### Exercise data
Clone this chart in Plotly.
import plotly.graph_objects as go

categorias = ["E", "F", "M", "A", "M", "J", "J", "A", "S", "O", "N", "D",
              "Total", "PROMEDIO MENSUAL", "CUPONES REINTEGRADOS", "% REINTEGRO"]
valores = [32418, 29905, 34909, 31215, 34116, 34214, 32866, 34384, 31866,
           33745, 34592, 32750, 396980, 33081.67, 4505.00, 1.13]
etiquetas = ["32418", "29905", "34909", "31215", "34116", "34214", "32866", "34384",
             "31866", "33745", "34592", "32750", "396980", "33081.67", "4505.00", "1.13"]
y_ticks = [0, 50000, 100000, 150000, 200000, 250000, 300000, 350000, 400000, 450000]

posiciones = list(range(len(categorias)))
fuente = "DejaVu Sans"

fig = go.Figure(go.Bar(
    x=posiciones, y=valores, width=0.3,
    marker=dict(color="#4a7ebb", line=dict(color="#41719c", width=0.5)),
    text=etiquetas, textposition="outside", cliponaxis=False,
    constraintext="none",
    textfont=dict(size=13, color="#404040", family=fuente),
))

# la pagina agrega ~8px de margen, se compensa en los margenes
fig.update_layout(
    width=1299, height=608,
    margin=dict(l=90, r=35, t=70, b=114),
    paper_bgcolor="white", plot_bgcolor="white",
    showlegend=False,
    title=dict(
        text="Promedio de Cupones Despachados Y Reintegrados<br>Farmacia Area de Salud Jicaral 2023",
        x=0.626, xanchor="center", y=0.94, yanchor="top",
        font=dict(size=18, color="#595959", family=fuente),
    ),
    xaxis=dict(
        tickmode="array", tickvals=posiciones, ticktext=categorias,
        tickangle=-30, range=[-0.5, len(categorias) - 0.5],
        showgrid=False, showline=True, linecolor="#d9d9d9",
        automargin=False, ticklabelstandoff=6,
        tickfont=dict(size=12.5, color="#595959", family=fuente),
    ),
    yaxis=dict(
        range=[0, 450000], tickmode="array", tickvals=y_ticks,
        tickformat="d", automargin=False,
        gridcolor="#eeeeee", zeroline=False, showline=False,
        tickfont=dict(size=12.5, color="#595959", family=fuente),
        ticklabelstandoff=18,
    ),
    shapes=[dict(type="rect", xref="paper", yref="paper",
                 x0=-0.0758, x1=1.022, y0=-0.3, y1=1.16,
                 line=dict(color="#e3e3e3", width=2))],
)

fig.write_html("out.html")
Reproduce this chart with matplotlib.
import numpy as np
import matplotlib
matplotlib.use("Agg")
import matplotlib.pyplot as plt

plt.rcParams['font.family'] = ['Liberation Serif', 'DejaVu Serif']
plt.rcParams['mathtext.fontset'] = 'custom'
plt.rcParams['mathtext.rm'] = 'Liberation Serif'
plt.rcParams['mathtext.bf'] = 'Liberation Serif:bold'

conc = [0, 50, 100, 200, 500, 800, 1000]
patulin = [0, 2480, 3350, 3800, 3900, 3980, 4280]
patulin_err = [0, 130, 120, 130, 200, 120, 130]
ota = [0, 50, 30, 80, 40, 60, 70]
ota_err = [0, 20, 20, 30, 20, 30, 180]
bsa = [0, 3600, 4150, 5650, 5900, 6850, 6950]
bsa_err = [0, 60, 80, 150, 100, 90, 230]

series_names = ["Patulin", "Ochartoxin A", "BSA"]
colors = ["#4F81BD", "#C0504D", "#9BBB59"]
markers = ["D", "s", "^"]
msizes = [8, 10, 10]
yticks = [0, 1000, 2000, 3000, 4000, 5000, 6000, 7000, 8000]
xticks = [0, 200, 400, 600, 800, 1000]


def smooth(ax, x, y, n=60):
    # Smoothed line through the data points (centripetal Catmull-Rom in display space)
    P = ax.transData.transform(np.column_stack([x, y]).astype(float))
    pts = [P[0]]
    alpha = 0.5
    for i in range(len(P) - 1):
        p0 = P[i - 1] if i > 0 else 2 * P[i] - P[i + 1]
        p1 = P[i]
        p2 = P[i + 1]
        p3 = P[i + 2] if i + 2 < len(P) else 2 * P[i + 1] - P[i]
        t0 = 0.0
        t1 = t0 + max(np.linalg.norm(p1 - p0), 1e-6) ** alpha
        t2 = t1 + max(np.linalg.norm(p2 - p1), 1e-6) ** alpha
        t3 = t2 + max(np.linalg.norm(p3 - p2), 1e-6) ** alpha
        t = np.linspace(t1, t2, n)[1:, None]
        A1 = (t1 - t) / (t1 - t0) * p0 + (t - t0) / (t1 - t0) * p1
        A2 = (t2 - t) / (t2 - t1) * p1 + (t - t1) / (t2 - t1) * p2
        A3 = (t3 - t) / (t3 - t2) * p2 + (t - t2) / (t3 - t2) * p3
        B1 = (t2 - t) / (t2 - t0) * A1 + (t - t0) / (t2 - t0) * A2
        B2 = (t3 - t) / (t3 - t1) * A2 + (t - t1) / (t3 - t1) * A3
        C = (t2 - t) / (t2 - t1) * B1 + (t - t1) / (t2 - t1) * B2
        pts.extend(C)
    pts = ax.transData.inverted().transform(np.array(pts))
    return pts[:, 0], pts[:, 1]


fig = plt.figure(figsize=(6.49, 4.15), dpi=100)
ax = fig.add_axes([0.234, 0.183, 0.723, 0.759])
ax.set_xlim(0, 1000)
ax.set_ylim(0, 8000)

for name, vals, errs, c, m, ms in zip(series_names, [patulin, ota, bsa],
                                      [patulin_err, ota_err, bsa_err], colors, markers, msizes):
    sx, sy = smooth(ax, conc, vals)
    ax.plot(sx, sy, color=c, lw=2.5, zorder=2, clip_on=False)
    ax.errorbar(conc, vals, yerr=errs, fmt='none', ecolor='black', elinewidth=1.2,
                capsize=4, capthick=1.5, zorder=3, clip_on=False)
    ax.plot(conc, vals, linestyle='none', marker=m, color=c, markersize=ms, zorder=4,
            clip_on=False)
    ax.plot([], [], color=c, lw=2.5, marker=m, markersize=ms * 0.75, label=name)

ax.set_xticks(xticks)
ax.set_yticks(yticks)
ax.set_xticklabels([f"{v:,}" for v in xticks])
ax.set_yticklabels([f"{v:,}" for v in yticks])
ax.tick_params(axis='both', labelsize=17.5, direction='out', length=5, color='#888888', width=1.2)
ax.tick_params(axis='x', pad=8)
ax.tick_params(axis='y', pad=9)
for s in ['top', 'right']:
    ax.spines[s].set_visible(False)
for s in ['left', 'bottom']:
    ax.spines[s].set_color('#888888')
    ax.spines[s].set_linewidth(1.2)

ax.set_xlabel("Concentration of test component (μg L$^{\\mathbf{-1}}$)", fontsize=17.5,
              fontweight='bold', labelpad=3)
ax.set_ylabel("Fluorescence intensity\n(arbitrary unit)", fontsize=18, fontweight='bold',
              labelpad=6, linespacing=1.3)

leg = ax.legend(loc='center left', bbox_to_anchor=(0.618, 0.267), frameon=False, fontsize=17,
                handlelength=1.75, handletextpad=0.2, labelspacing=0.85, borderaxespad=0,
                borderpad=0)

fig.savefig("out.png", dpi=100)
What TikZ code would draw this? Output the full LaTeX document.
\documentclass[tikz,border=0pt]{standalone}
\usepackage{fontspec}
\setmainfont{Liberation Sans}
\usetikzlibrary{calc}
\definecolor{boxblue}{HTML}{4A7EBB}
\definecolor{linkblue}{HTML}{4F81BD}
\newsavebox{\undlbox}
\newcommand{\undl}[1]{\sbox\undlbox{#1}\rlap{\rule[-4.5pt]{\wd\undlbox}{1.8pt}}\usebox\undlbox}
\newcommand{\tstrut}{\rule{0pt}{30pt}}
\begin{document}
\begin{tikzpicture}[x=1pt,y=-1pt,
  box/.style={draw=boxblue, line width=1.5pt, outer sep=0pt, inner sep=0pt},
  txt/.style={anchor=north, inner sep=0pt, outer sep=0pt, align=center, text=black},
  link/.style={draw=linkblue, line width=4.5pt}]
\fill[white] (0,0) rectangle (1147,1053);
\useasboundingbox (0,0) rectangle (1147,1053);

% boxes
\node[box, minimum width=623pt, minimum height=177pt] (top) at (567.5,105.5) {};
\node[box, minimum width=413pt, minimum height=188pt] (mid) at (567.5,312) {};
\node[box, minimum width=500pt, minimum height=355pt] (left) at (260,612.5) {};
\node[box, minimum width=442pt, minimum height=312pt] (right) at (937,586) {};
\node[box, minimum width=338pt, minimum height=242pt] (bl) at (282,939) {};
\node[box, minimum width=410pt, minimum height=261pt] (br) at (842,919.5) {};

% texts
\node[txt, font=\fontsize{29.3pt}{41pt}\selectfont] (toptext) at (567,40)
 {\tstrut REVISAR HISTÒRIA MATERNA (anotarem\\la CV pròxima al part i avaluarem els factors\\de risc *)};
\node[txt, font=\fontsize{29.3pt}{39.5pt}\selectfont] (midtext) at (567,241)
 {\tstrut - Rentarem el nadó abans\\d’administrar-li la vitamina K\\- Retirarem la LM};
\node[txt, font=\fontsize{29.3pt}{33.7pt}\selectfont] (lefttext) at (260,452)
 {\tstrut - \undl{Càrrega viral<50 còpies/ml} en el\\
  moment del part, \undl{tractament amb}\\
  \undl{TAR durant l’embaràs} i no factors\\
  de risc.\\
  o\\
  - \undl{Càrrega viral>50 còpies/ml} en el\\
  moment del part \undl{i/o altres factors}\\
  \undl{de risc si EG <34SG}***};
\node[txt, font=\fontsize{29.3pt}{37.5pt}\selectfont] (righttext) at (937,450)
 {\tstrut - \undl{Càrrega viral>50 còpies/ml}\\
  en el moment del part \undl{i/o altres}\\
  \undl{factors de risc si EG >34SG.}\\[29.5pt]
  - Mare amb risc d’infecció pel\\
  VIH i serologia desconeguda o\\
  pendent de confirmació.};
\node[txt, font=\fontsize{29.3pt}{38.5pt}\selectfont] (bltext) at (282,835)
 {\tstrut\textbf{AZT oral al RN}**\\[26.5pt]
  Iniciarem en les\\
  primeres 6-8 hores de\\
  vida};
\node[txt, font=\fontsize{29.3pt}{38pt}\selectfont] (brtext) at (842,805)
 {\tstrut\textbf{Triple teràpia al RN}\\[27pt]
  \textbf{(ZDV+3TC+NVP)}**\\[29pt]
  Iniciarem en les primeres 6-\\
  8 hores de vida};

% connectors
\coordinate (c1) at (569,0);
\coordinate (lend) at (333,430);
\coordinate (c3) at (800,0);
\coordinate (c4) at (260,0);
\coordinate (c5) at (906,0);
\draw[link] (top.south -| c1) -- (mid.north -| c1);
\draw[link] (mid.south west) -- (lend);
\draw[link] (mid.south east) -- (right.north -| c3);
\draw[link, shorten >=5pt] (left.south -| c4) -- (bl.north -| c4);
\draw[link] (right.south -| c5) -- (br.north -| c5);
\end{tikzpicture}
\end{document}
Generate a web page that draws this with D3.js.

### Written problem
Pull every line holding "this" out of the records.

### Completed exercise
Clone this chart in Plotly.
Reproduce this chart with matplotlib.
What TikZ code would draw this? Output the full LaTeX document.
Generate a web page that draws this with D3.js.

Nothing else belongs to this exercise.